Low may have sweated, but on the home front Williams remained calm. “I never had a moment’s doubt about Jen,” he said. “I knew she and Peri would do well.”

The team from Brooklyn fell short, which pared the contest down to three teams for round two.

Judges included international royalty of dessertdom: Candace Nelson, cupcake queen from L.A.; Adriano Zumbo, master pastry chef from Australia and Thiago Silva, born in Brazil and raised in Queens, a prince among patissiers. “They judged desserts on look, flavor, texture, theme and overall execution,” Low said.

The judges announced Australia Day as the theme for round two. Low and Anderson decided on a pavlova, an Australian dessert with passion fruit, raspberries, whipped cream and crunchy meringue separated by a layer of soft meringue. “The judges loved the microwave technique we used to make fast, crunchy meringue,” Low said. “They’d never seen it before.”

Contestants not only made desserts, but also answered the judges’ questions. “They’d say, ‘How will you regain time?’” Low said. “It was tricky to chat with the host and stay witty, yet focus on the challenging work.”

Low’s and Anderson’s triumph in round two whittled things down to just two teams: “We were up against two senior women — they called themselves ‘silver foxes’ — owners of a Nebraska bakery called Sweet Indulgence.”

The grand finale required a big tier cake with the theme of carnival, maybe a nod to Silva’s cultural roots. That topic gave Low and Anderson an edge. One of Low’s two siblings, James Low, 31, dances the samba and does Brazilian martial arts while other relatives live in Brazil.

Low and Anderson made a devil’s food cake with butter cream icing and dulce de leche filling, then decorated their five-tier creation with a fantasia of pearls, other jewels and blue feathers, all edible, to suggest a samba dancer.

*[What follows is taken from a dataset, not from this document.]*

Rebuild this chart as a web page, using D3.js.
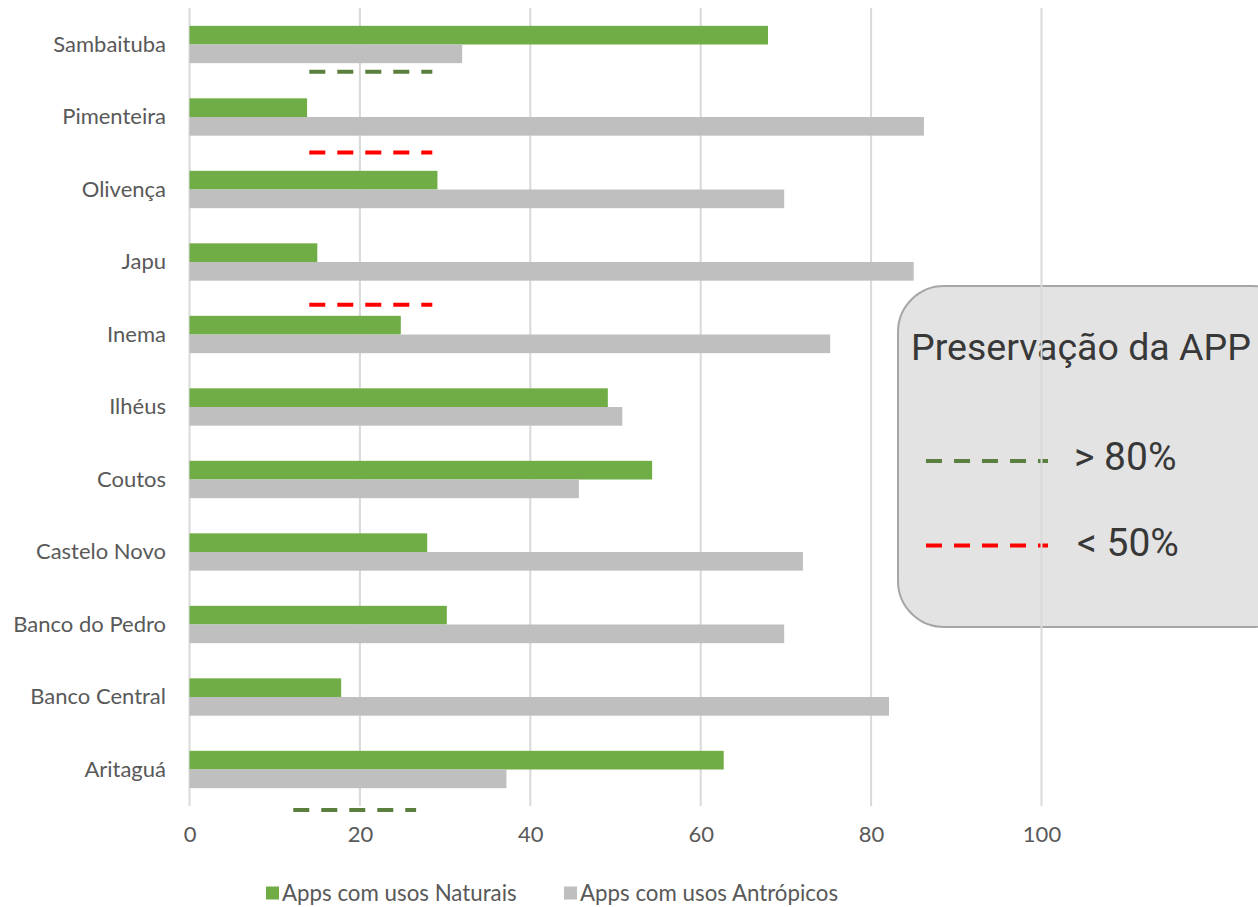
<!DOCTYPE html>
<html>
<head>
<meta charset="utf-8">
<script src="https://cdn.jsdelivr.net/npm/d3@7"></script>
<style>
  html, body { margin: 0; padding: 0; background: #ffffff; }
  svg { display: block; }
</style>
</head>
<body>
<svg id="chart" width="1258" height="907"></svg>
<script>
// Localidades (top to bottom)
const categories = ["Sambaituba", "Pimenteira", "Olivença", "Japu", "Inema", "Ilhéus",
  "Coutos", "Castelo Novo", "Banco do Pedro", "Banco Central", "Aritaguá"];

// Percent of APP area per class of use
const naturais =   [67.9, 13.8, 29.1, 15.0, 24.8, 49.1, 54.3, 27.9, 30.2, 17.8, 62.7];
const antropicos = [32.0, 86.2, 69.8, 85.0, 75.2, 50.8, 45.7, 72.0, 69.8, 82.1, 37.2];

const seriesNames = ["Apps com usos Naturais", "Apps com usos Antrópicos"];
const seriesColors = ["#70ad47", "#bfbfbf"];

const xTicks = [0, 20, 40, 60, 80, 100];

// Preservation markers: row position (fractional row index), start/end in axis units, class
const markerRow =   [0.375, 1.49, 3.59, 10.56];
const markerFrom =  [14.06, 14.06, 14.06, 12.18];
const markerTo =    [28.5, 28.5, 28.5, 26.6];
const markerClass = ["high", "low", "low", "high"];

const legendTitle = "Preservação da APP";
const legendLabels = ["> 80%", "< 50%"];
const legendClasses = ["high", "low"];
const markerColors = { high: "#5b7f3e", low: "#ff0000" };

const svg = d3.select("#chart");
const labelFont = "Lato, 'Open Sans', sans-serif";
const textColor = "#595959";

const x = d3.scaleLinear().domain([0, 100]).range([189.5, 1041.5]);
const y = d3.scaleBand().domain(categories).range([8.25, 805.75])
  .paddingInner(0.485).paddingOuter(0.2425);
const sub = d3.scaleBand().domain([0, 1]).range([0, y.bandwidth()]);
const rowPos = d3.scaleLinear().domain([0, categories.length - 1])
  .range([y(categories[0]) + y.bandwidth() / 2,
          y(categories[categories.length - 1]) + y.bandwidth() / 2]);

// Legend box for preservation classes (drawn beneath the grid)
const box = svg.append("g");
box.append("rect")
  .attr("x", 898).attr("y", 286).attr("width", 400).attr("height", 341)
  .attr("rx", 46).attr("ry", 46)
  .attr("fill", "#e3e3e3").attr("stroke", "#a6a6a6").attr("stroke-width", 2);

// Gridlines
svg.append("g").selectAll("line").data(xTicks).join("line")
  .attr("x1", d => x(d)).attr("x2", d => x(d))
  .attr("y1", 8).attr("y2", 806)
  .attr("stroke", "#d9d9d9").attr("stroke-width", 2);

// Box content
box.append("text")
  .attr("x", 911).attr("y", 360)
  .attr("font-family", "Roboto, sans-serif").attr("font-size", 37.5)
  .attr("fill", "#383838")
  .text(legendTitle);

const legRows = box.selectAll("g.leg").data(legendLabels).join("g").attr("class", "leg")
  .attr("transform", (d, i) => `translate(0, ${[461, 545.5][i]})`);
legRows.append("line")
  .attr("x1", 926).attr("x2", 1048).attr("y1", 0).attr("y2", 0)
  .attr("stroke", (d, i) => markerColors[legendClasses[i]])
  .attr("stroke-width", 4).attr("stroke-dasharray", "16 12");
legRows.append("text")
  .attr("x", (d, i) => [1074, 1077][i]).attr("y", (d, i) => [9, 10.5][i])
  .attr("font-family", "Roboto, sans-serif").attr("font-size", 39)
  .attr("fill", "#383838")
  .text(d => d);

// Bars
const groups = svg.append("g").selectAll("g").data(categories).join("g")
  .attr("transform", d => `translate(0, ${y(d)})`);
[naturais, antropicos].forEach((vals, s) => {
  groups.append("rect")
    .attr("x", x(0))
    .attr("y", sub(s))
    .attr("width", (d, i) => x(vals[i]) - x(0))
    .attr("height", sub.bandwidth())
    .attr("fill", seriesColors[s]);
});

// Preservation markers
svg.append("g").selectAll("line").data(markerRow).join("line")
  .attr("x1", (d, i) => x(markerFrom[i]))
  .attr("x2", (d, i) => x(markerTo[i]))
  .attr("y1", d => rowPos(d)).attr("y2", d => rowPos(d))
  .attr("stroke", (d, i) => markerColors[markerClass[i]])
  .attr("stroke-width", 4).attr("stroke-dasharray", "16 12");

// Category axis labels
const yAxis = svg.append("g").attr("transform", "translate(166,0)")
  .call(d3.axisLeft(y).tickSize(0).tickPadding(0));
yAxis.select(".domain").remove();
yAxis.selectAll("text")
  .attr("font-family", labelFont).attr("font-size", 22).attr("fill", textColor);

// Value axis labels
const xAxis = svg.append("g").attr("transform", "translate(0,826)")
  .call(d3.axisBottom(x).tickValues(xTicks).tickSize(0).tickPadding(0));
xAxis.select(".domain").remove();
xAxis.selectAll("text")
  .attr("font-family", labelFont).attr("font-size", 22).attr("fill", textColor);

// Series legend
const legX = [266, 564];
const sl = svg.append("g").selectAll("g").data(seriesNames).join("g")
  .attr("transform", (d, i) => `translate(${legX[i]}, 893)`);
sl.append("rect").attr("x", 0).attr("y", -6.5).attr("width", 13).attr("height", 13)
  .attr("fill", (d, i) => seriesColors[i]);
sl.append("text").attr("x", 16).attr("y", 0).attr("dy", "0.35em")
  .attr("font-family", labelFont).attr("font-size", 22.3).attr("fill", textColor)
  .text(d => d);
</script>
</body>
</html>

Their cake did wow the judges, who nevertheless said that the filling could have had more flavor. Still, Low felt confident. “The silver foxes had trouble with their oven, and you could tell they felt disappointed with their cake,” she said.

The judges pronounced Low and Anderson the winners — each received $5,000—but swore them to secrecy until the show aired on July 13. Low and Williams threw a viewing party that day for family, friends and neighbors at the Mt. Airy USA co-working space. “The actual filming took six hours, but editors condensed it to 45 minutes,” Williams said. “Our guests booed and cheered during the show.” Boosters included Low’s mother, Kelly White, 64, who lives in the apartment above the cake shop and helps to care for Evelyn, 2, Low’s and Williams’ daughter. They’re expecting another baby in April.

Autumn has brought more milestones for the Frosted Fox. “It’s the cake shop’s third anniversary,” Williams said. The bakery’s community presence has also grown. “Our cupcakes were in the Woodmere Museum’s Halloween Cake Show,” Low said. “We decorated them with creepy-cool stuff.”